Die Beispiele, von denen Stefan Mayer und Gerhard Brunner vom Bundeskriminalamt (BK) berichten, ähneln einander. Sie handeln von Jugendlichen, die aus Betreuungseinrichtungen verschwinden. Tagelang untertauchen. Weil sie zurück zu ihren Eltern wollen, weil ihnen langweilig ist, oder aus Protest.
"Wir haben Jugendliche, die 100 Mal im Jahr abhauen", sagt Mayer, Leiter des Kompetenzzentrums für abgängige Personen (KAP), das es seit dem Jahr 2013 gibt.
Sie alle eint, dass ihr Verschwinden in die Statistik der vermissten Personen in Österreich einfließt. Aktuell sind dort mit Stichtag 1. Mai 1267 Personen als abgängig gemeldet - 521 Erwachsene und 746 Minderjährige. Mehr als die Hälfte von ihnen sind Nicht-EU-Bürger.
Insgesamt wurden in Österreich 2017 mehr als 10.000 Vermisstenanzeigen erstattet. Im Schnitt 27 pro Tag. "Langfristig sind es zehn Fälle pro Jahr, die ungelöst bleiben", erklärt BK-Mann Brunner.
Was für die Ermittler immer mehr zur Herausforderung wird, sind Vermisstenanzeigen im Zusammenhang mit verschwundenen Personen mit Demenz. Rund 300 Anzeigen jährlich seien mittlerweile darauf zurückzuführen. "Wir hatten etwa einen Mann in Niederösterreich, der sich immer wieder das Auto seiner Frau geschnappt hat und einfach weg war", erinnert sich Mayer.
Doch es gibt auch Fälle, in denen Menschen ganz bewusst von der Bildfläche verschwinden. "Ein junger Mann, der unter der Fuchtel seiner Mutter stand, ist etwa in England untergetaucht." Werden als vermisst geltende Erwachsene gefunden, wird ihr Aufenthaltsort nur mit ihrem Einverständnis an die Verwandten weitergegeben. Prinzipiell gilt: "Die Polizei ist verpflichtet, jemanden zu suchen, der abgängig ist", sagt Mayer. "Dass dafür 24 Stunden vergangen sein müssen, stimmt nicht", ergänzt sein Kollege Brunner.

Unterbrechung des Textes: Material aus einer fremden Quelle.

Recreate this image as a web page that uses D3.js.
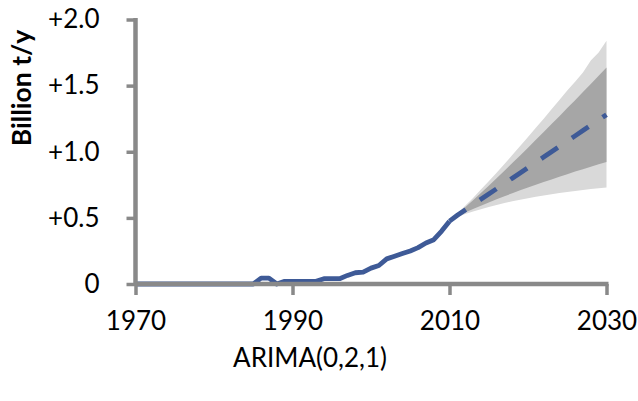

Doch zurück zu den 746 minderjährigen Abgängigen. Ein Blick auf die Altersverteilung zeigt, dass 563 davon zum Zeitpunkt ihres Verschwindens zwischen 14 und 18 Jahre alt sind, 183 unter 14 Jahren. Fast drei Viertel (73 Prozent) aller in Österreich Vermissten sind Minderjährige aus Betreuungseinrichtungen. "Meist tauchen sie nach wenigen Tagen wieder auf, aber der Aufwand für die Einrichtung und die Polizei ist enorm", sagt Mayer. Um dem entgegenzuwirken, wurde nun das Projekt "Heimvorteil" gestartet. Fünf Einrichtungen in Wien, Kärnten, Niederösterreich und Oberösterreich wurden ausgewählt, Polizisten arbeiteten dort mit Pädagogen zusammen und gestalteten Workshops mit den Jugendlichen, um sie zu sensibilisieren. Die Erfolgsquote: Die Zahl der Abgängigkeitsanzeigen ging um bis zu 50 Prozent zurück. "In Kärnten waren es sogar 80 Prozent", sagt Mayer.